__Data provided__
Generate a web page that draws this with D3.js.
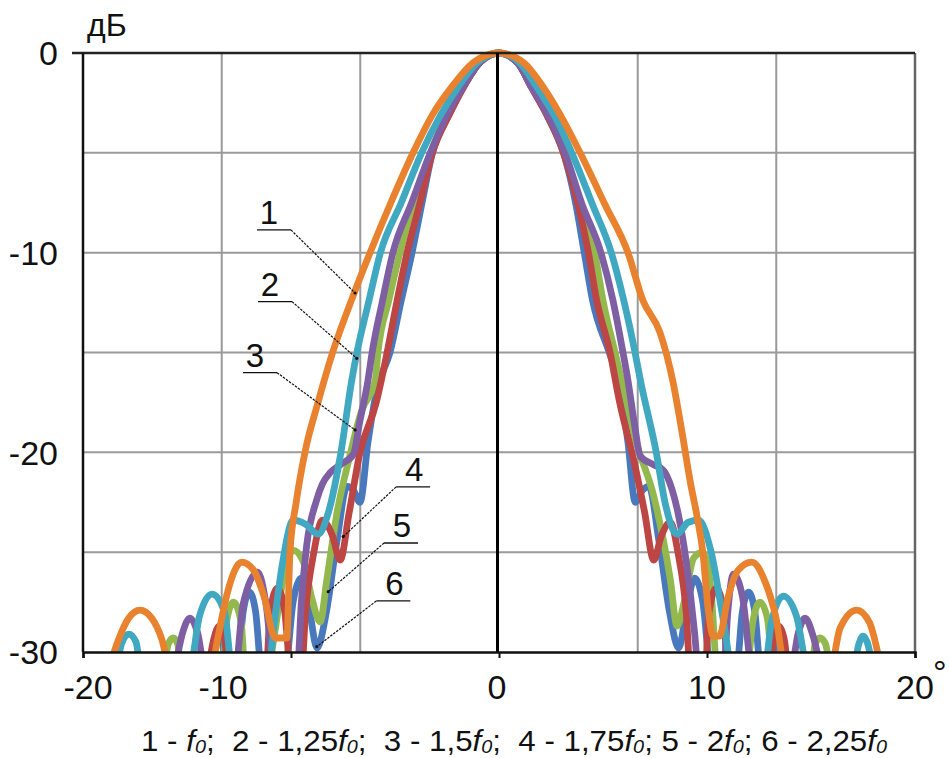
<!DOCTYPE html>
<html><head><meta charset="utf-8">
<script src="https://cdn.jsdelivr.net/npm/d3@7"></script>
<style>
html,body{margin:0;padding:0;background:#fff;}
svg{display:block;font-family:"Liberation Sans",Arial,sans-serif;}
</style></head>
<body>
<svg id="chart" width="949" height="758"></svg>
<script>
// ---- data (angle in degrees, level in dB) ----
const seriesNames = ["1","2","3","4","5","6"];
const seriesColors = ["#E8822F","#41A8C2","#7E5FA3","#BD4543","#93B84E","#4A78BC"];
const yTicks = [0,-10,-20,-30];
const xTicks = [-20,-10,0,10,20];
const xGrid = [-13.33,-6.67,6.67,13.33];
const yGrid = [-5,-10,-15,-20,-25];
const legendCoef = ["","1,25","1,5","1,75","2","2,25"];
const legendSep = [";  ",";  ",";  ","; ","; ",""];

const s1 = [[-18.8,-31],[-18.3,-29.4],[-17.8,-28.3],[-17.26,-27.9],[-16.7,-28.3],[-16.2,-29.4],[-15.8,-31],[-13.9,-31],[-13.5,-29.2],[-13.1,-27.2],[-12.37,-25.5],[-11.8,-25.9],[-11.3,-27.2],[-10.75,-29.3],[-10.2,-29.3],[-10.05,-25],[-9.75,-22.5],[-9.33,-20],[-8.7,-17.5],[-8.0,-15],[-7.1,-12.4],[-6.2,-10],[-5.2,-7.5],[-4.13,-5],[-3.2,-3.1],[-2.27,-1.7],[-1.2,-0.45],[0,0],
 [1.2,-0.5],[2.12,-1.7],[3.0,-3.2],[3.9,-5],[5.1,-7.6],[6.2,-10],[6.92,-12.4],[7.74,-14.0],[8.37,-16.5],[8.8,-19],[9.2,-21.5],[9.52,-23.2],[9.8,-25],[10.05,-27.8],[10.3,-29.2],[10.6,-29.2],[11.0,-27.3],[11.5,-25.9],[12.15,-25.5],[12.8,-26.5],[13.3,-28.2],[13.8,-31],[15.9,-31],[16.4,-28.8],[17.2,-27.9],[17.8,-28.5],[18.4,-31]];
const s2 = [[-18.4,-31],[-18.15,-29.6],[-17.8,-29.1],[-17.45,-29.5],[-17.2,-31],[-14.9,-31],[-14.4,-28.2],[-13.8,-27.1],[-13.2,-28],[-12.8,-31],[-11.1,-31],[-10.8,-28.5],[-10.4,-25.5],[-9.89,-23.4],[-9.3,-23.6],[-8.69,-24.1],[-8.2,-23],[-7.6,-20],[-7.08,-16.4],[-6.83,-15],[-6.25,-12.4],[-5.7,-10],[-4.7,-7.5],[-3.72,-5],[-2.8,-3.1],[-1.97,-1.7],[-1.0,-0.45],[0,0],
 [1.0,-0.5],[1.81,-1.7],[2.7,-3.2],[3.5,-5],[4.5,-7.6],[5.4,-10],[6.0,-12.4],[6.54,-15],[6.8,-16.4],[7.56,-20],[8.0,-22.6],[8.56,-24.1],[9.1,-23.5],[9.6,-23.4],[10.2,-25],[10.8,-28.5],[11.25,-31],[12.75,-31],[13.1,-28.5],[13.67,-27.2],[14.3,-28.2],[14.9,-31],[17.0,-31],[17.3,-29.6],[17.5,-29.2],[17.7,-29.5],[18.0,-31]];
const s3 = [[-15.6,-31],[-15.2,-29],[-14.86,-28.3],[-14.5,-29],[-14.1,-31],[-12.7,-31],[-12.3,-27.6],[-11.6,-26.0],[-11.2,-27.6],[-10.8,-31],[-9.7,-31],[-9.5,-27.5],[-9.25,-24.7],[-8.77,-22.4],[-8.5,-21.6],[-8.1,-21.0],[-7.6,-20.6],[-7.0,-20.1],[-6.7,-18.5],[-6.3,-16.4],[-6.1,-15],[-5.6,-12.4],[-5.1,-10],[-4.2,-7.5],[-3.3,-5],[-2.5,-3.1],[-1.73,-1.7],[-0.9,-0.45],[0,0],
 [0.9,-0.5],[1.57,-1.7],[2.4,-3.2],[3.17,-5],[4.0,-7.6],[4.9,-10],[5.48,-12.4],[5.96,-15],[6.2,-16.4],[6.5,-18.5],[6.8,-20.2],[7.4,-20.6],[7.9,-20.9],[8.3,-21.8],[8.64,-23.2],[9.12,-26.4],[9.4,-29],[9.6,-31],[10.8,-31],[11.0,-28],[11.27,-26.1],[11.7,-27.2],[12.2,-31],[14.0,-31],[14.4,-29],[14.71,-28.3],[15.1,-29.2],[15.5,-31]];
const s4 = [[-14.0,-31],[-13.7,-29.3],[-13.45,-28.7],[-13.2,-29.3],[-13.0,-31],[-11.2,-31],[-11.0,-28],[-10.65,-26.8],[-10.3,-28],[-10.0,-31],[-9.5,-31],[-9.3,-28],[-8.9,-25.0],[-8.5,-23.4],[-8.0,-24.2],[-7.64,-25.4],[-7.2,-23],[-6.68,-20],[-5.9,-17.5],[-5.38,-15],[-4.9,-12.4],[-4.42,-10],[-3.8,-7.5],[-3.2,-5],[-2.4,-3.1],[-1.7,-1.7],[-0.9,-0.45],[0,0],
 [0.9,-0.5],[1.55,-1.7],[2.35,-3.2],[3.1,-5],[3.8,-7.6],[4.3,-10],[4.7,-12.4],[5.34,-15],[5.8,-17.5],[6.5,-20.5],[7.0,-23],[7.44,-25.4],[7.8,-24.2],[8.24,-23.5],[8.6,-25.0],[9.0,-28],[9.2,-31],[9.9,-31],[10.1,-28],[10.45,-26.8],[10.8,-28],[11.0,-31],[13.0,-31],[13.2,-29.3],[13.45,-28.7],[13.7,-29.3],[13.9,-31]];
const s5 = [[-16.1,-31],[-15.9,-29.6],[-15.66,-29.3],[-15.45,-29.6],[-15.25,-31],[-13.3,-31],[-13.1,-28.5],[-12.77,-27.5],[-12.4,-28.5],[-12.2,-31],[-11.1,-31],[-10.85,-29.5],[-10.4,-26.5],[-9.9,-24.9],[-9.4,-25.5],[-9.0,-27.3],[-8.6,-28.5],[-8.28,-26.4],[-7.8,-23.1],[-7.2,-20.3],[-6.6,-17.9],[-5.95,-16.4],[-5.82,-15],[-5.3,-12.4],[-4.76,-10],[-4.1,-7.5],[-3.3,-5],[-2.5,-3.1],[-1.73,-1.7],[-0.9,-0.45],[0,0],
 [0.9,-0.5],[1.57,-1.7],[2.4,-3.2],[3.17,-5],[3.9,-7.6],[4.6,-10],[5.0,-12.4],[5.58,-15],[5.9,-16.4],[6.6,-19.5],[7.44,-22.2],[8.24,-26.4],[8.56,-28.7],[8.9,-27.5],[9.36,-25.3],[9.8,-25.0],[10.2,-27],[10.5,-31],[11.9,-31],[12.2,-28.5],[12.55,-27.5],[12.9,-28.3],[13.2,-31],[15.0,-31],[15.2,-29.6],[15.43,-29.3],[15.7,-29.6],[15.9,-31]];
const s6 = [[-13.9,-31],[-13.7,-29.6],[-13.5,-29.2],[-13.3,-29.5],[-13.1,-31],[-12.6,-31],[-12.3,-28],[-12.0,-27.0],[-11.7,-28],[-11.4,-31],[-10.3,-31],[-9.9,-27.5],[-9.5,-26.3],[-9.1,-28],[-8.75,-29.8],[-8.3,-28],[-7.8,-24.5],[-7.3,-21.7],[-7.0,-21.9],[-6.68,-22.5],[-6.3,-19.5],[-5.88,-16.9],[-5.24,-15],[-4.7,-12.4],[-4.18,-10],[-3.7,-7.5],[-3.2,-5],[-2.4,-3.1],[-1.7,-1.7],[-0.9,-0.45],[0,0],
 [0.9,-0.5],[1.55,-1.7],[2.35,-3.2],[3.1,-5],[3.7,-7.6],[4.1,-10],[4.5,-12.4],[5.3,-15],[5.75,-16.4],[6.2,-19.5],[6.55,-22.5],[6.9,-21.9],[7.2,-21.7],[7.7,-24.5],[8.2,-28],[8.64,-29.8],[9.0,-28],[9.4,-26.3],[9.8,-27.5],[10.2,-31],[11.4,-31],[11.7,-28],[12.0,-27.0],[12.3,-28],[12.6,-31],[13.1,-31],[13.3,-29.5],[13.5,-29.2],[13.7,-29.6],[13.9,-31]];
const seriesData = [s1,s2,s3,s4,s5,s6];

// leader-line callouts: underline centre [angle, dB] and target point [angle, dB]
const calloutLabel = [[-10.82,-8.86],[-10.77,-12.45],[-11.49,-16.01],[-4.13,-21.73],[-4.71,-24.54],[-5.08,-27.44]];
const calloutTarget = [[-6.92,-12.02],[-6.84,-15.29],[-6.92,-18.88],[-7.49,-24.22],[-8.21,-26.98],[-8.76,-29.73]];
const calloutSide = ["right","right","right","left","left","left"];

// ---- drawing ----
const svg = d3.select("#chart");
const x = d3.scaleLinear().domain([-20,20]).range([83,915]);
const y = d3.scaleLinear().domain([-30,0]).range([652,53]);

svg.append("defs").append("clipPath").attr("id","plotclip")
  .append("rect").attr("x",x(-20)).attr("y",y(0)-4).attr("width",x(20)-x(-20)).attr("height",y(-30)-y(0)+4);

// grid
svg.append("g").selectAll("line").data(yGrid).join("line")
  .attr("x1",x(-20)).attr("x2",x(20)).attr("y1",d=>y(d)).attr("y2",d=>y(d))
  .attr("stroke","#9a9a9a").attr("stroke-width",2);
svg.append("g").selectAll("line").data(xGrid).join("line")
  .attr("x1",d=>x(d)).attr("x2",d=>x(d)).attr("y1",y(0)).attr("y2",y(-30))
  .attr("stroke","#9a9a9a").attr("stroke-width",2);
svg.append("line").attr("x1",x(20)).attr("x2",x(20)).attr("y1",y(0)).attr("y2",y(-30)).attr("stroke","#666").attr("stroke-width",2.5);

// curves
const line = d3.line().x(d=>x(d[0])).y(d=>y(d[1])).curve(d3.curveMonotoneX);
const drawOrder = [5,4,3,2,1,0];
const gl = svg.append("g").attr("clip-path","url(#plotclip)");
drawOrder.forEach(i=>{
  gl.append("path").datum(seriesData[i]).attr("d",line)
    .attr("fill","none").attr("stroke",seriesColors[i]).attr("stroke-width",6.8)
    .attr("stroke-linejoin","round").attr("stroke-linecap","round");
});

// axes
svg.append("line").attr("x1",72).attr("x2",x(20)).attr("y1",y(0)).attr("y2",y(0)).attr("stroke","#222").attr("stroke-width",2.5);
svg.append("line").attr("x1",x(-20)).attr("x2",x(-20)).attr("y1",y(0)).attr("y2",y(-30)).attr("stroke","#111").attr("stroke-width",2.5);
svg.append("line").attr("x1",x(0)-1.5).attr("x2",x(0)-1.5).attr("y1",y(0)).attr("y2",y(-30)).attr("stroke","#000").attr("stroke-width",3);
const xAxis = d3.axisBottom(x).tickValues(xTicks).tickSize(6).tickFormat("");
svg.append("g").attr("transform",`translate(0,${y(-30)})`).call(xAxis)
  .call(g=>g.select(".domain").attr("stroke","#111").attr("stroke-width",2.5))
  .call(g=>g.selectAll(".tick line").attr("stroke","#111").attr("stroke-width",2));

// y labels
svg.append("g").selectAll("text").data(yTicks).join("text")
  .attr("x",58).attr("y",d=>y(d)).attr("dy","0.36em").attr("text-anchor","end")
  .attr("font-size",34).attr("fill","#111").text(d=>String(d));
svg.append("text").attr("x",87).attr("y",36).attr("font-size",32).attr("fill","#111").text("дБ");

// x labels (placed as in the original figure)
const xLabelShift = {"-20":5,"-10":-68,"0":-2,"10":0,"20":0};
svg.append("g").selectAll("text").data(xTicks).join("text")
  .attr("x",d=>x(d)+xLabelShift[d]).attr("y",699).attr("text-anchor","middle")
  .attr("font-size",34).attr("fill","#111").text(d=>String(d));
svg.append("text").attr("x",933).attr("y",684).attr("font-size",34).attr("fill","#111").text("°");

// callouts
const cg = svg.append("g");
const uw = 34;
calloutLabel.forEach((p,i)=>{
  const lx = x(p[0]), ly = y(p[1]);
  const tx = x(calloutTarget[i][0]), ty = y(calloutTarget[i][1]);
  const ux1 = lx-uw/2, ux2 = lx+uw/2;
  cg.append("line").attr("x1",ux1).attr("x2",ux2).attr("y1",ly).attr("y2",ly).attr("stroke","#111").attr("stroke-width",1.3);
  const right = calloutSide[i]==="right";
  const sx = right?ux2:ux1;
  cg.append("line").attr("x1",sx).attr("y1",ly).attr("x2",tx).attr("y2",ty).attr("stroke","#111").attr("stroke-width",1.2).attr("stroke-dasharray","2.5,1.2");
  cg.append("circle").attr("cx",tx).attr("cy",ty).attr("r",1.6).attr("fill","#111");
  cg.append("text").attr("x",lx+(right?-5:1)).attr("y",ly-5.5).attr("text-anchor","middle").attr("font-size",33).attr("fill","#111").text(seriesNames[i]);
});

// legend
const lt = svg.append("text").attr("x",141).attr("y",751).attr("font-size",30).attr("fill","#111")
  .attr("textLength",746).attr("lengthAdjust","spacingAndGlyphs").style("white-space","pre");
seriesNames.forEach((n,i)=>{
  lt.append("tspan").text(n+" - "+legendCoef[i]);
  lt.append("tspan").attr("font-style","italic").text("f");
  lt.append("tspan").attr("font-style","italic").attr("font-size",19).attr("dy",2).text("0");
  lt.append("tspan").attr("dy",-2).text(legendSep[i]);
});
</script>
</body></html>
---
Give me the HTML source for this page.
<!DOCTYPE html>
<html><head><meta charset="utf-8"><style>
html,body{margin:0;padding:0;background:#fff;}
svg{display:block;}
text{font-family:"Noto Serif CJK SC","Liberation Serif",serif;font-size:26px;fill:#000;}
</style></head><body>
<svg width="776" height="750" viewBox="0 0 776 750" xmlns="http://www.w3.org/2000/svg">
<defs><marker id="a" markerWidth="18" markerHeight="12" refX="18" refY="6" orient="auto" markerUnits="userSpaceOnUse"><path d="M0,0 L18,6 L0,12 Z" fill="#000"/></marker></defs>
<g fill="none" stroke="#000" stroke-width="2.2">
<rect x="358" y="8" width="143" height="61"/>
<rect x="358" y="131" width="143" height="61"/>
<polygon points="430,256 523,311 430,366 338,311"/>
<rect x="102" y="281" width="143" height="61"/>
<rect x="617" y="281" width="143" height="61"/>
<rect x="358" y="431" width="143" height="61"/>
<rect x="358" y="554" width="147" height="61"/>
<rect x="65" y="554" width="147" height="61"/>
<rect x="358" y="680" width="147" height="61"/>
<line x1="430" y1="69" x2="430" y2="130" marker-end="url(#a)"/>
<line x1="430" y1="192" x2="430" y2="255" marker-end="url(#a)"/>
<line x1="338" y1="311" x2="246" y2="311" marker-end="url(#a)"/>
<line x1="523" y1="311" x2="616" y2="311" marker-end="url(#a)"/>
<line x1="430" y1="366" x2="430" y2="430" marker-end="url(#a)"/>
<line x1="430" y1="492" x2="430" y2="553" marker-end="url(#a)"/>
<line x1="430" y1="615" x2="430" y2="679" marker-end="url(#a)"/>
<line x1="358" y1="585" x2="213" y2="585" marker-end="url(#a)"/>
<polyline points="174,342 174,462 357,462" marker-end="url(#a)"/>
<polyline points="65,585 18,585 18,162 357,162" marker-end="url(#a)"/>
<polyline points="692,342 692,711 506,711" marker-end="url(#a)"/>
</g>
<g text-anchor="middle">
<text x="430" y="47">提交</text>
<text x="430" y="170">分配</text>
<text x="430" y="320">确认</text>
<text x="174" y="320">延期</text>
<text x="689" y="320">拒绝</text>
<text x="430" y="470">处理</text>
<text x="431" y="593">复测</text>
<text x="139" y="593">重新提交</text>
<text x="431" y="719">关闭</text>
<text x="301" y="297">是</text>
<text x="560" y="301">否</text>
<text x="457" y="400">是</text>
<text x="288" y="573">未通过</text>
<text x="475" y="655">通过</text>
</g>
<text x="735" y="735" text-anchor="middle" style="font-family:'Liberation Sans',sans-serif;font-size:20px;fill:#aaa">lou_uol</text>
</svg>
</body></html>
---
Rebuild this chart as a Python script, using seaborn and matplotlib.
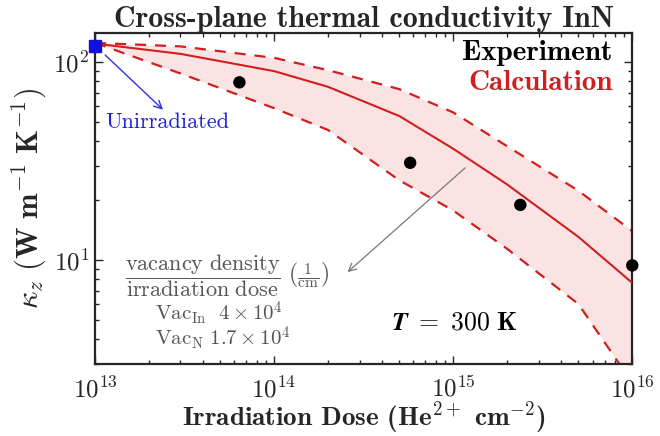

__Aim of the exercise__
Identify all lines in the records above with the word "chart".

__Response__
<svg id="chart" width="949" height="758"></svg>
const svg = d3.select("#chart");
Rebuild this chart as a Python script, using seaborn and matplotlib.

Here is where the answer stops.